About Bellwether Investment Management Inc.
Bellwether is a boutique investment manager that offers tailored investment solutions for affluent investors, foundations, estates and trusts utilizing its proprietary “Disciplined Dividend Growth” Investment Process. Bellwether provides discretionary investment management focused on North American Dividend Growth investing and is dedicated to serving the distinct needs of affluent families. Bellwether’s suite of investment solutions includes Canadian, US and global equity and fixed income strategies. Bellwether is a subsidiary of LPCP, and is registered a portfolio manager in Alberta, British Columbia, Manitoba, Nova Scotia, Ontario, Quebec and Saskatchewan, an exempt market dealer in Alberta, Ontario and Quebec, and an investment fund manager in Ontario and Quebec.
About Crestridge Asset Management Inc.
Crestridge provides discretionary investment management for individuals, trusts and foundations. Crestridge manages client portfolios utilizing an investment philosophy which utilizes equity and fixed income investments as well as Exchange Traded Funds (ETFs). Crestridge is registered as a portfolio manager in Alberta, British Columbia, and Ontario.
For further information, please contact:
Robert Sewell Chief Executive Officer Lorne Park Capital Partners Inc. bob.sewell@lpcp.ca (905) 337-2227
Cautionary Notes
Neither the TSXV nor its Regulation Services Provider (as that term is defined in the policies of the TSXV) accepts responsibility for the adequacy or accuracy of this release.

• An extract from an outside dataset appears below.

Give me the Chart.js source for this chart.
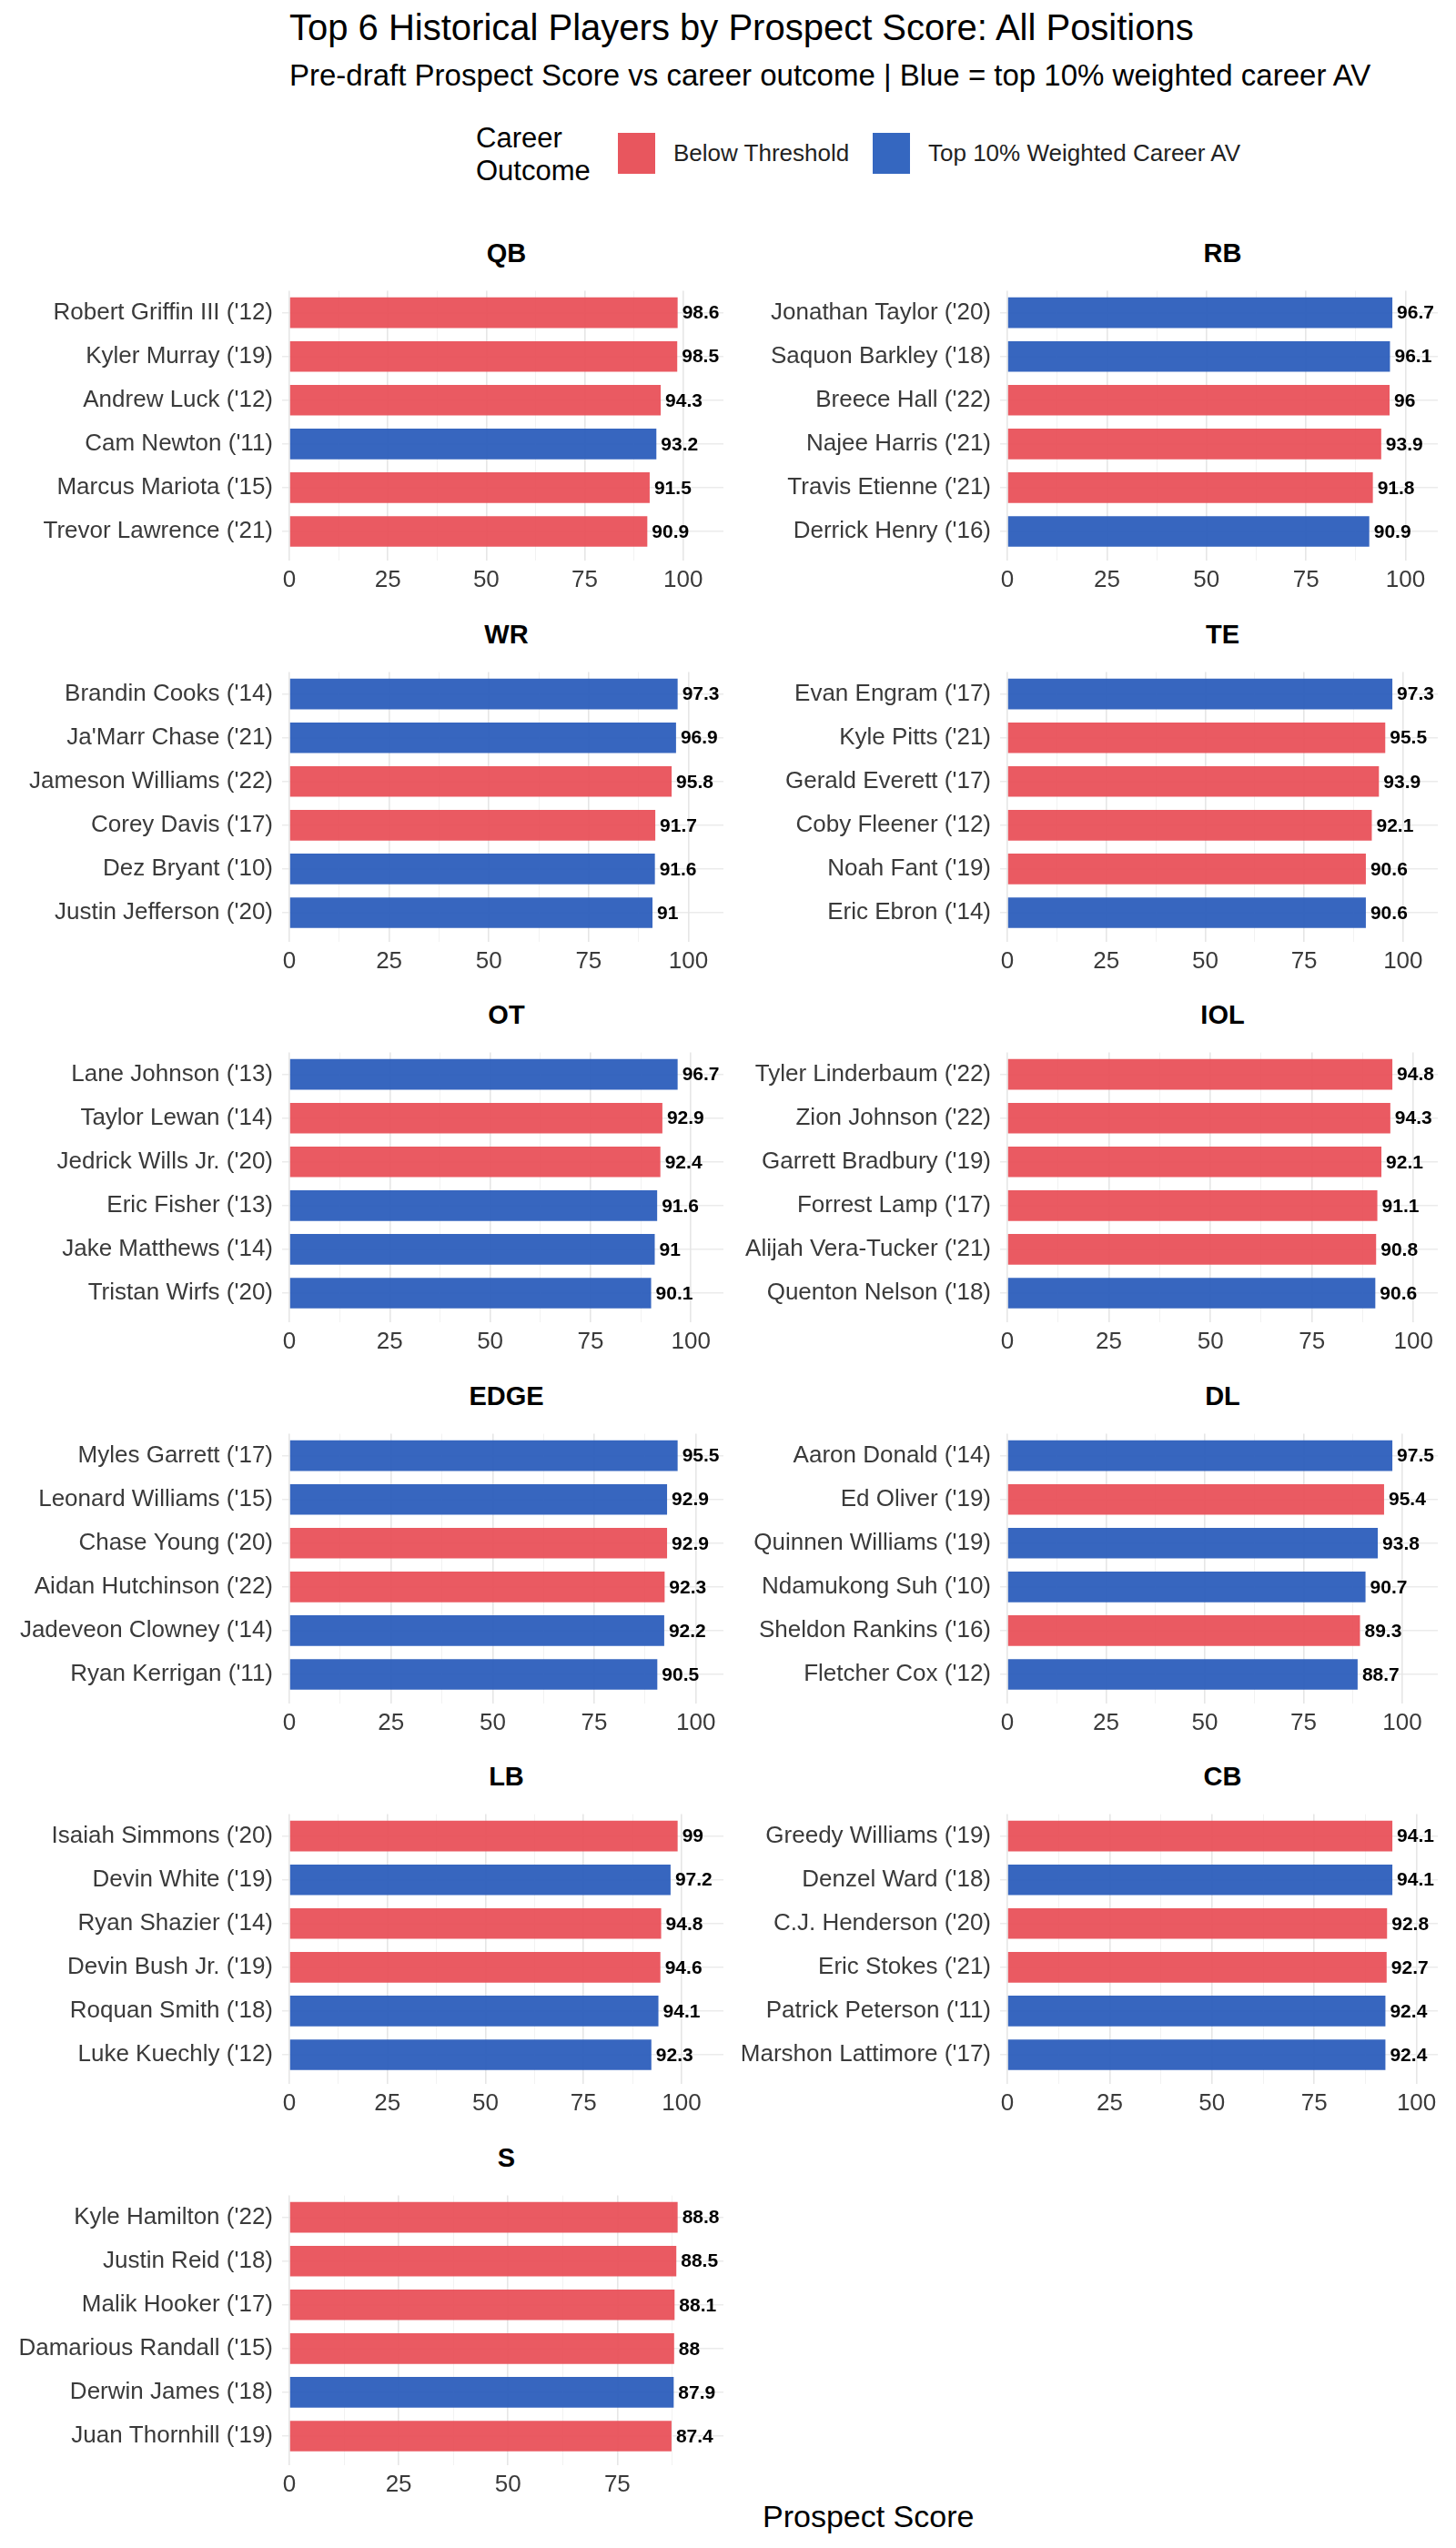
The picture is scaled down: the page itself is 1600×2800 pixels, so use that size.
<!DOCTYPE html>
<html><head><meta charset="utf-8">
<script src="https://cdn.jsdelivr.net/npm/chart.js@4.4.0/dist/chart.umd.min.js"></script>
<style>
body{margin:0;background:#fff;width:1600px;height:2800px;position:relative;font-family:"Liberation Sans",Arial,sans-serif;overflow:hidden}
.t{position:absolute;white-space:nowrap;color:#000}
canvas{position:absolute}
</style></head><body>
<div class="t" style="left:318px;top:8px;font-size:40px">Top 6 Historical Players by Prospect Score: All Positions</div>
<div class="t" style="left:318px;top:64px;font-size:33px">Pre-draft Prospect Score vs career outcome | Blue = top 10% weighted career AV</div>
<div class="t" style="left:523px;top:134px;font-size:31px;line-height:36px">Career<br>Outcome</div>
<div style="position:absolute;left:679px;top:146px;width:41px;height:45px;background:#E8565E"></div>
<div class="t" style="left:740px;top:153px;font-size:26px;color:#222">Below Threshold</div>
<div style="position:absolute;left:959px;top:146px;width:41px;height:45px;background:#3567C0"></div>
<div class="t" style="left:1020px;top:153px;font-size:26px;color:#222">Top 10% Weighted Career AV</div>
<div class="t" style="left:838px;top:2746px;font-size:34px">Prospect Score</div>
<div id="wrap"></div>
<script>
const positions = ["QB","RB","WR","TE","OT","IOL","EDGE","DL","LB","CB","S"];
const players = [
 ["Robert Griffin III ('12)","Kyler Murray ('19)","Andrew Luck ('12)","Cam Newton ('11)","Marcus Mariota ('15)","Trevor Lawrence ('21)"],
 ["Jonathan Taylor ('20)","Saquon Barkley ('18)","Breece Hall ('22)","Najee Harris ('21)","Travis Etienne ('21)","Derrick Henry ('16)"],
 ["Brandin Cooks ('14)","Ja'Marr Chase ('21)","Jameson Williams ('22)","Corey Davis ('17)","Dez Bryant ('10)","Justin Jefferson ('20)"],
 ["Evan Engram ('17)","Kyle Pitts ('21)","Gerald Everett ('17)","Coby Fleener ('12)","Noah Fant ('19)","Eric Ebron ('14)"],
 ["Lane Johnson ('13)","Taylor Lewan ('14)","Jedrick Wills Jr. ('20)","Eric Fisher ('13)","Jake Matthews ('14)","Tristan Wirfs ('20)"],
 ["Tyler Linderbaum ('22)","Zion Johnson ('22)","Garrett Bradbury ('19)","Forrest Lamp ('17)","Alijah Vera-Tucker ('21)","Quenton Nelson ('18)"],
 ["Myles Garrett ('17)","Leonard Williams ('15)","Chase Young ('20)","Aidan Hutchinson ('22)","Jadeveon Clowney ('14)","Ryan Kerrigan ('11)"],
 ["Aaron Donald ('14)","Ed Oliver ('19)","Quinnen Williams ('19)","Ndamukong Suh ('10)","Sheldon Rankins ('16)","Fletcher Cox ('12)"],
 ["Isaiah Simmons ('20)","Devin White ('19)","Ryan Shazier ('14)","Devin Bush Jr. ('19)","Roquan Smith ('18)","Luke Kuechly ('12)"],
 ["Greedy Williams ('19)","Denzel Ward ('18)","C.J. Henderson ('20)","Eric Stokes ('21)","Patrick Peterson ('11)","Marshon Lattimore ('17)"],
 ["Kyle Hamilton ('22)","Justin Reid ('18)","Malik Hooker ('17)","Damarious Randall ('15)","Derwin James ('18)","Juan Thornhill ('19)"]
];
const scores = [
 [98.6,98.5,94.3,93.2,91.5,90.9],
 [96.7,96.1,96,93.9,91.8,90.9],
 [97.3,96.9,95.8,91.7,91.6,91],
 [97.3,95.5,93.9,92.1,90.6,90.6],
 [96.7,92.9,92.4,91.6,91,90.1],
 [94.8,94.3,92.1,91.1,90.8,90.6],
 [95.5,92.9,92.9,92.3,92.2,90.5],
 [97.5,95.4,93.8,90.7,89.3,88.7],
 [99,97.2,94.8,94.6,94.1,92.3],
 [94.1,94.1,92.8,92.7,92.4,92.4],
 [88.8,88.5,88.1,88,87.9,87.4]
];
const elite = [
 [0,0,0,1,0,0],[1,1,0,0,0,1],[1,1,0,0,1,1],[1,0,0,0,0,1],[1,0,0,1,1,1],[0,0,0,0,0,1],
 [1,1,0,0,1,1],[1,0,1,1,0,1],[0,1,0,0,1,1],[0,1,0,0,1,1],[0,0,0,0,1,0]
];
const outcomeColors = ["rgba(232,78,86,0.93)","rgba(44,94,188,0.95)"];

const labelPlugin = {id:'vals',afterDatasetsDraw(chart){
  const ctx=chart.ctx, meta=chart.getDatasetMeta(0), data=chart.data.datasets[0].data;
  ctx.save();ctx.font='bold 21px "Liberation Sans", Arial';ctx.fillStyle='#000';ctx.textBaseline='middle';ctx.textAlign='left';
  meta.data.forEach((b,i)=>ctx.fillText(String(data[i]),b.x+5,b.y+1));ctx.restore();}};

const wrap=document.getElementById('wrap');
positions.forEach((pos,i)=>{
  const col=i%2,row=Math.floor(i/2);
  const titleY=280+418.5*row;
  const leftX=col?800:0;
  const axisW=col?307:318;
  const plotR=col?1580:795;
  const t=document.createElement('div');t.className='t';
  t.style.cssText=`left:${leftX+axisW}px;width:${plotR-leftX-axisW}px;text-align:center;top:${titleY-18}px;font-size:29px;font-weight:bold`;
  t.textContent=pos;wrap.appendChild(t);
  const c=document.createElement('canvas');
  c.style.left=leftX+'px';c.style.top=(titleY+14)+'px';c.style.width='800px';c.style.height='364px';
  wrap.appendChild(c);
  const mx=Math.max(...scores[i])*1.118;
  new Chart(c,{type:'bar',
    data:{labels:players[i],datasets:[{data:scores[i],backgroundColor:elite[i].map(e=>outcomeColors[e]),barPercentage:0.7,categoryPercentage:1}]},
    options:{indexAxis:'y',responsive:false,animation:false,devicePixelRatio:1,
      layout:{padding:{top:10,right:800-(plotR-leftX),left:0,bottom:0}},
      plugins:{legend:{display:false},tooltip:{enabled:false}},
      scales:{
        y:{afterFit:s=>{s.width=axisW;},border:{display:false},
          grid:{color:'#ebebeb',lineWidth:1.5,offset:false},
          ticks:{color:'#3a3a3a',font:{size:26,family:'"Liberation Sans", Arial'},padding:10}},
        x:{min:0,max:mx,afterFit:s=>{s.height=50;},border:{display:false},
          afterBuildTicks:s=>{s.ticks=[];for(let v=0;v<=mx;v+=12.5)s.ticks.push({value:v});},
          grid:{color:ctx=>(ctx.tick&&ctx.tick.value%25===0)?'#e6e6e6':'#f2f2f2',lineWidth:ctx=>(ctx.tick&&ctx.tick.value%25===0)?1.6:1},
          ticks:{color:'#3a3a3a',font:{size:26,family:'"Liberation Sans", Arial'},padding:6,maxRotation:0,autoSkip:false,
            callback:v=>v%25===0?v:''}}
      }},
    plugins:[labelPlugin]});
});
</script></body></html>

This news release contains statements which constitute “forward-looking information” within the meaning of applicable securities laws. Forward-looking information may be identified by such terms as “believes”, “anticipates”, “expects”, “estimates”, “may”, “could”, “would”, “will”, “plan”, and other similar expressions. Forward looking information in this news release includes, without limitation, the terms, timing, and completion of the Transaction; the amalgamation of Crestridge and Bellwether; and LPCP’s objectives, goals and future plans. Forward-looking information addresses possible future events, conditions and financial performance based upon management's current expectations, estimates, projections and assumptions. In particular, the forward-looking information contained in this news release reflects assumptions about the timing and results of negotiations, due diligence, and regulatory approvals. Management of LPCP considers the assumptions on which the forward-looking information contained herein are based to be reasonable. However, by its very nature, forward-looking information inherently involves known and unknown risks and uncertainties that may cause actual results to differ materially from those expressed or implied by such information. Such risks include, without limitation, discovery of, or failure to discover, material issues during due diligence; the failure to agree on the final terms of definitive agreement; breach of contract; failure to obtain regulatory approval; and changes in economic conditions, applicable laws or regulations. Accordingly, readers are cautioned not to place undue reliance on forward-looking information. LPCP disclaims any intention or obligation to update or revise any forward-looking information, whether as a result of new information, future events or otherwise, except as required by law.